Concerns are growing that the new regulatory structure could lessen the accountability of the Financial Conduct Authority in important areas.
Advisers, industry groups and MPs have been calling for the Government to increase Parliamentary scrutiny and general accountability of the new regulator.
But Aviva is warning over plans to limit the ability of the Upper Tribunal to overturn decisions taken by the new regulators.
At present, if a firm is un-happy with an FSA decision, it can forfeit a 30 per cent discount on any fines and appeal to the Regulatory Decisions Committee. If it is unhappy with the RDC decision, it can go to the Upper Tribunal which can uphold or overturn the regulator’s decision.
The Government is looking to remove the Upper Tribunal’s ability to overturn decisions made by the FCA or Prudential Regulation Authority relating to regulatory matters, including authorisations and general firm requirements. The tribunal would still be able to overturn supervisory decisions.

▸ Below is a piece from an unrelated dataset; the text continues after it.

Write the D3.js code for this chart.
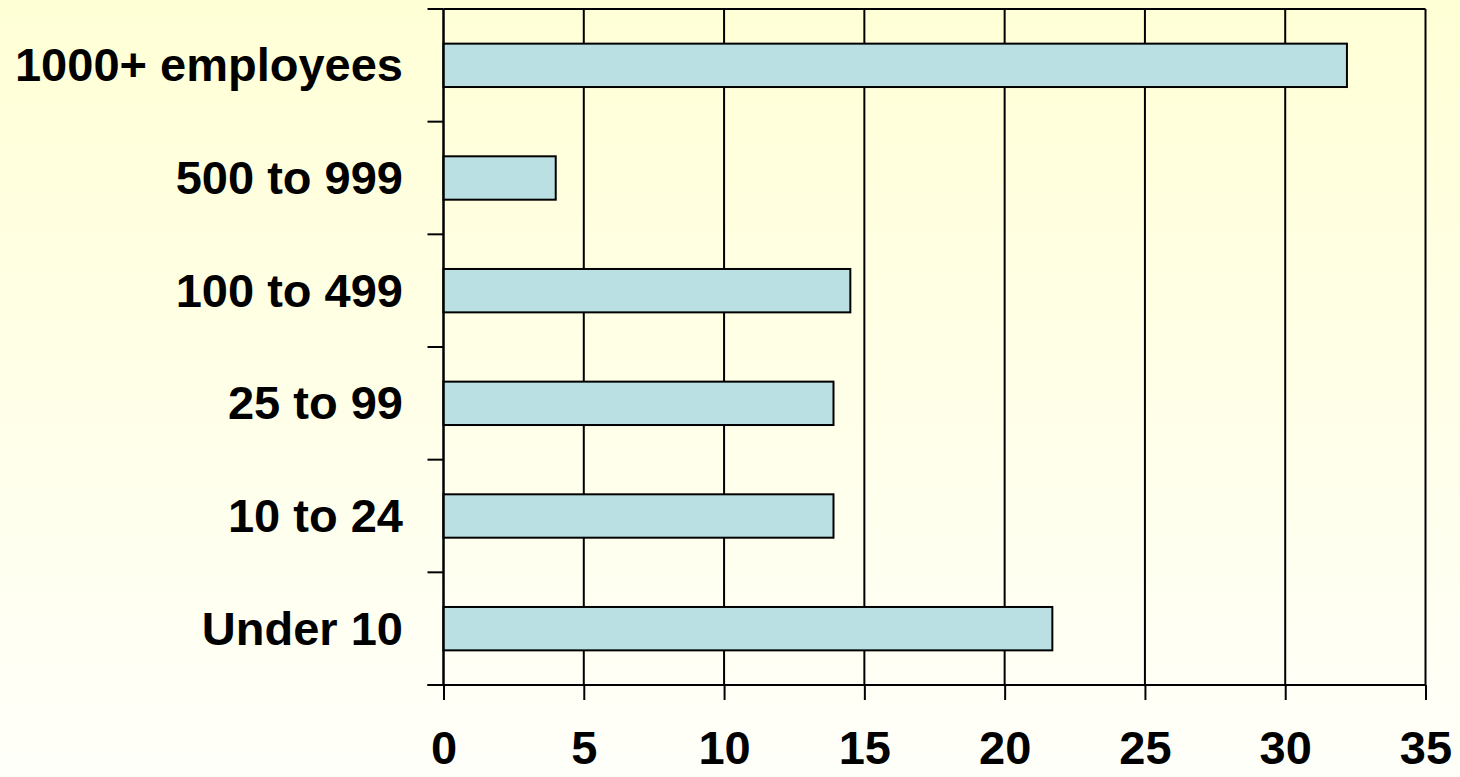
<!DOCTYPE html>
<html>
<head>
<meta charset="utf-8">
<script src="https://cdn.jsdelivr.net/npm/d3@7"></script>
<style>
    html, body { margin: 0; padding: 0; }
    body { width: 1460px; height: 777px; overflow: hidden; }
    text { font-family: 'Liberation Sans', Arial, sans-serif; font-weight: bold; fill: #000; }
</style>
</head>
<body>
<svg id="svg" width="1460" height="777"></svg>
<script>
(function() {
    'use strict';

    // categories, bottom to top as in the chart
    var categories = ['Under 10', '10 to 24', '25 to 99', '100 to 499', '500 to 999', '1000+ employees'];
    var values = [21.7, 13.9, 13.9, 14.5, 4.0, 32.2];
    var xTicks = [0, 5, 10, 15, 20, 25, 30, 35];

    var left = 443.5, right = 1425.5, top = 9, bottom = 685;
    var svg = d3.select('#svg');

    // background gradient
    var grad = svg.append('defs').append('linearGradient')
        .attr('id', 'bg')
        .attr('x1', 0).attr('y1', 0).attr('x2', 0).attr('y2', 1);
    grad.append('stop').attr('offset', '0%').attr('stop-color', '#FFFFD6');
    grad.append('stop').attr('offset', '100%').attr('stop-color', '#FFFFFA');
    svg.append('rect')
        .attr('width', 1460).attr('height', 777)
        .attr('fill', 'url(#bg)');

    var x = d3.scaleLinear().domain([0, 35]).range([left, right]);
    var y = d3.scaleBand().domain(categories.slice().reverse()).range([top, bottom]).padding(0);
    var barH = y.bandwidth() * 0.385;

    // vertical gridlines
    svg.append('g')
        .selectAll('line')
        .data(xTicks)
        .enter()
        .append('line')
        .attr('x1', function(d) { return x(d); })
        .attr('x2', function(d) { return x(d); })
        .attr('y1', top)
        .attr('y2', bottom)
        .attr('stroke', '#000')
        .attr('stroke-width', 2);

    // top border
    svg.append('line')
        .attr('x1', left).attr('x2', right)
        .attr('y1', top).attr('y2', top)
        .attr('stroke', '#000').attr('stroke-width', 2);

    // bars
    svg.append('g')
        .selectAll('rect')
        .data(categories)
        .enter()
        .append('rect')
        .attr('x', x(0))
        .attr('y', function(d) { return y(d) + (y.bandwidth() - barH) / 2; })
        .attr('width', function(d, i) { return x(values[i]) - x(0); })
        .attr('height', barH)
        .attr('fill', '#BBE0E3')
        .attr('stroke', '#000')
        .attr('stroke-width', 2);

    // y axis: ticks on band boundaries
    var bounds = categories.map(function(d) { return y(d); }).concat([bottom]);
    svg.append('g')
        .selectAll('line')
        .data(bounds)
        .enter()
        .append('line')
        .attr('x1', left - 16)
        .attr('x2', left)
        .attr('y1', function(d) { return d; })
        .attr('y2', function(d) { return d; })
        .attr('stroke', '#000')
        .attr('stroke-width', 2);
    svg.append('line')
        .attr('x1', left).attr('x2', left)
        .attr('y1', top).attr('y2', bottom)
        .attr('stroke', '#000').attr('stroke-width', 2);

    // category labels
    svg.append('g')
        .selectAll('text')
        .data(categories)
        .enter()
        .append('text')
        .attr('x', 403)
        .attr('y', function(d) { return y(d) + y.bandwidth() / 2 + 16; })
        .attr('text-anchor', 'end')
        .style('font-size', '47px')
        .text(function(d) { return d; });

    // x axis
    var xAxis = d3.axisBottom(x)
        .tickValues(xTicks)
        .tickSize(15)
        .tickPadding(40)
        .tickFormat(d3.format('d'));
    var gx = svg.append('g')
        .attr('transform', 'translate(0,' + bottom + ')')
        .call(xAxis);
    gx.select('.domain')
        .attr('d', 'M' + (left - 16) + ',0H' + right)
        .attr('stroke', '#000')
        .attr('stroke-width', 2);
    gx.selectAll('.tick line').attr('stroke', '#000').attr('stroke-width', 2);
    gx.selectAll('.tick text')
        .attr('font-family', null)
        .style('font-size', '47px')
        .attr('dy', null)
        .attr('y', 79);
    gx.attr('font-family', null).attr('font-size', null);
})();
</script>
</body>
</html>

An Aviva submission to the Parliamentary committee scrutinising the Financial Services Bill says: “This will weaken the remit of the Upper Tribunal. The proposal should be dropped and the tribunal should continue to be able to issue directions to the regulator. This will help ensure the implications of the regulators’ judgements can be independently reviewed where appropriate.”
Ministry of Justice figures show there were 710 financial cases heard by the Upper Tribunal in 2010/11, with 508 in the first six months of 2011/12.

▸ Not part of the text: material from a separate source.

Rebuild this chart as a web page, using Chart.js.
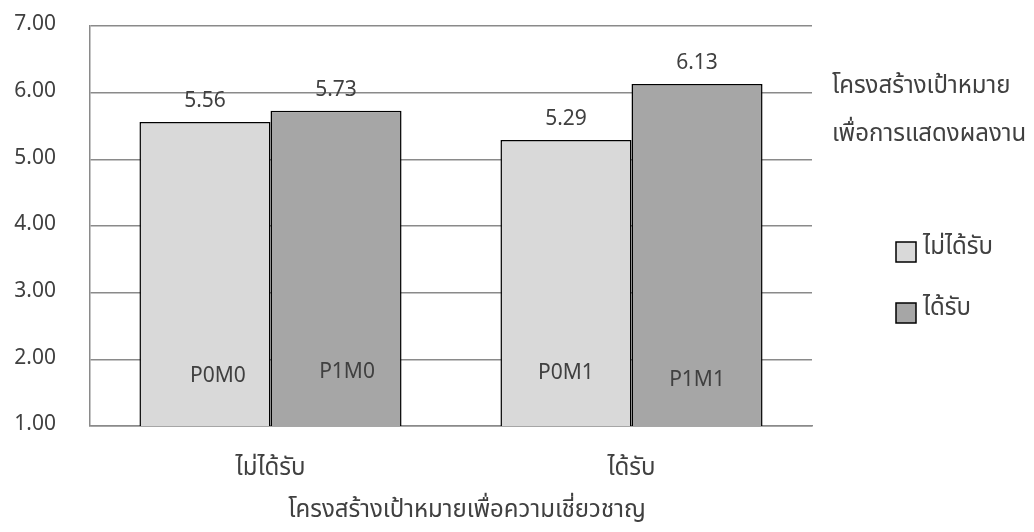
<!DOCTYPE html>
<html>
<head>
<meta charset="utf-8">
<script src="https://cdn.jsdelivr.net/npm/chart.js@4.4.1/dist/chart.umd.min.js"></script>
<style>
  html, body { margin: 0; padding: 0; background: #ffffff; }
  #wrap { width: 1034px; height: 532px; }
</style>
</head>
<body>
<div id="wrap"><canvas id="c" width="1034" height="532"></canvas></div>
<script>
// Mastery-goal structure groups (x axis)
const categories = ['ไม่ได้รับ', 'ได้รับ'];
// Performance-goal structure series
const seriesNames = ['ไม่ได้รับ', 'ได้รับ'];
const notReceived = [5.56, 5.29];
const received = [5.73, 6.13];
// Cell names written inside each bar
const cellNamesNotReceived = ['P0M0', 'P0M1'];
const cellNamesReceived = ['P1M0', 'P1M1'];
const yTicks = [1, 2, 3, 4, 5, 6, 7];

const xTitle = 'โครงสร้างเป้าหมายเพื่อความเชี่ยวชาญ';
const legendTitle = ['โครงสร้างเป้าหมาย', 'เพื่อการแสดงผลงาน'];

const FONT = '"Noto Sans Thai", "Leelawadee UI", Tahoma, "Noto Sans", "DejaVu Sans", sans-serif';
const NUM_SIZE = 21;
const THAI_SIZE = 24;
const TEXT = '#404040';
const GRID = '#8a8a8a';

// Value labels above bars and cell names inside bars
const barTextPlugin = {
  id: 'barText',
  afterDatasetsDraw(chart) {
    const ctx = chart.ctx;
    const floor = chart.scales.y.bottom;
    ctx.save();
    ctx.fillStyle = TEXT;
    ctx.font = NUM_SIZE + 'px ' + FONT;
    ctx.textAlign = 'center';
    ctx.textBaseline = 'middle';
    const names = [cellNamesNotReceived, cellNamesReceived];
    const nameShift = [[13, 0], [11, 0]];
    const nameLift = [[48, 51], [52, 44]];
    chart.data.datasets.forEach((ds, di) => {
      const meta = chart.getDatasetMeta(di);
      meta.data.forEach((bar, i) => {
        ctx.fillText(ds.data[i].toFixed(2), bar.x, bar.y - 19);
        ctx.fillText(names[di][i], bar.x + nameShift[di][i], floor - nameLift[di][i]);
      });
    });
    ctx.restore();
  }
};

// Legend on the right with a two-line title
const sideLegendPlugin = {
  id: 'sideLegend',
  afterDraw(chart) {
    const ctx = chart.ctx;
    ctx.save();
    ctx.fillStyle = TEXT;
    ctx.font = THAI_SIZE + 'px ' + FONT;
    ctx.textAlign = 'left';
    ctx.textBaseline = 'middle';
    ctx.fillText(legendTitle[0], 832, 88);
    ctx.fillText(legendTitle[1], 832, 136);
    chart.data.datasets.forEach((ds, di) => {
      const cy = 252 + di * 61;
      ctx.fillStyle = ds.backgroundColor;
      ctx.fillRect(896, cy - 10, 20, 20);
      ctx.strokeStyle = '#000000';
      ctx.lineWidth = 1.5;
      ctx.strokeRect(896, cy - 10, 20, 20);
      ctx.fillStyle = TEXT;
      ctx.fillText(ds.label, 923, cy - 3);
    });
    ctx.restore();
  }
};

// x-axis title, centred under the two groups
const xTitlePlugin = {
  id: 'xTitle',
  afterDraw(chart) {
    const ctx = chart.ctx;
    ctx.save();
    ctx.fillStyle = TEXT;
    ctx.font = THAI_SIZE + 'px ' + FONT;
    ctx.textAlign = 'center';
    ctx.textBaseline = 'middle';
    ctx.fillText(xTitle, 467, 512);
    ctx.restore();
  }
};

new Chart(document.getElementById('c'), {
  type: 'bar',
  data: {
    labels: categories,
    datasets: [
      { label: seriesNames[0], data: notReceived, backgroundColor: '#d9d9d9', borderColor: '#000000', borderWidth: 1.5 },
      { label: seriesNames[1], data: received, backgroundColor: '#a6a6a6', borderColor: '#000000', borderWidth: 1.5 }
    ]
  },
  options: {
    responsive: false,
    animation: false,
    layout: { padding: { top: 26, right: 222, left: 0, bottom: 0 } },
    datasets: { bar: { categoryPercentage: 0.726, barPercentage: 1.0 } },
    plugins: {
      legend: { display: false },
      tooltip: { enabled: false }
    },
    scales: {
      x: {
        grid: { display: false, drawTicks: false },
        border: { display: true, color: GRID, width: 1.5 },
        ticks: { color: TEXT, font: { family: FONT, size: THAI_SIZE }, padding: 30 },
        afterFit(scale) { scale.height = 106; }
      },
      y: {
        min: 1,
        max: 7,
        afterBuildTicks(scale) { scale.ticks = yTicks.map(v => ({ value: v })); },
        grid: { color: GRID, lineWidth: 1.5, drawTicks: false },
        border: { display: true, color: GRID, width: 1.5 },
        ticks: {
          color: TEXT,
          font: { family: FONT, size: NUM_SIZE },
          padding: 34,
          callback: v => Number(v).toFixed(2)
        },
        afterFit(scale) {
          scale.width = 90;
          scale.paddingTop = 0;
          scale.paddingBottom = 0;
        }
      }
    }
  },
  plugins: [barTextPlugin, sideLegendPlugin, xTitlePlugin]
});
</script>
</body>
</html>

The figures from the MoJ are not broken down to supervisory and regulatory cases.
The Financial Services Practitioner Panel is warning that the FCA’s accountability to the panel, the consumer panel and the small business practitioner panel will be severely undermined by proposals to remove a requirement for the regulator to explain the rejection of any recommendations made by the panels.
The Treasury select committee published a new report this week calling for it to be given the power to demand retrospective reviews of FCA activities and for the FCA’s board meeting minutes to be published.
It wants benchmarks for cost-benefit analyses to be written into legislation and warns on the FCA’s new powers to publish “early warnings” of investigations.
TSC chairman Andrew Tyrie (pictured) says: “It is not enough, as the Government has proposed, merely to match the weak, pre-existing accountability arrangements of the FSA. They must be substantially strengthened if the FCA is adequately to be accountable to Parliament and, through Parliament, to the public.”
Aifa policy director Chris Hannant says, given the failures of the FSA and the fact the new judgement-based approach to regulation is untested, it is important the new regulators are treated “as if on probation”.
He says: “Real accountability relies on someone having the power to do something. The Upper Tribunal had that and removing this power means an absence of a check and balance over an important part of the regulator’s work.”
Axxis Financial Planning director Owen Wintersgill says: “It sounds like no one can regulate the regulators and they are already too powerful.”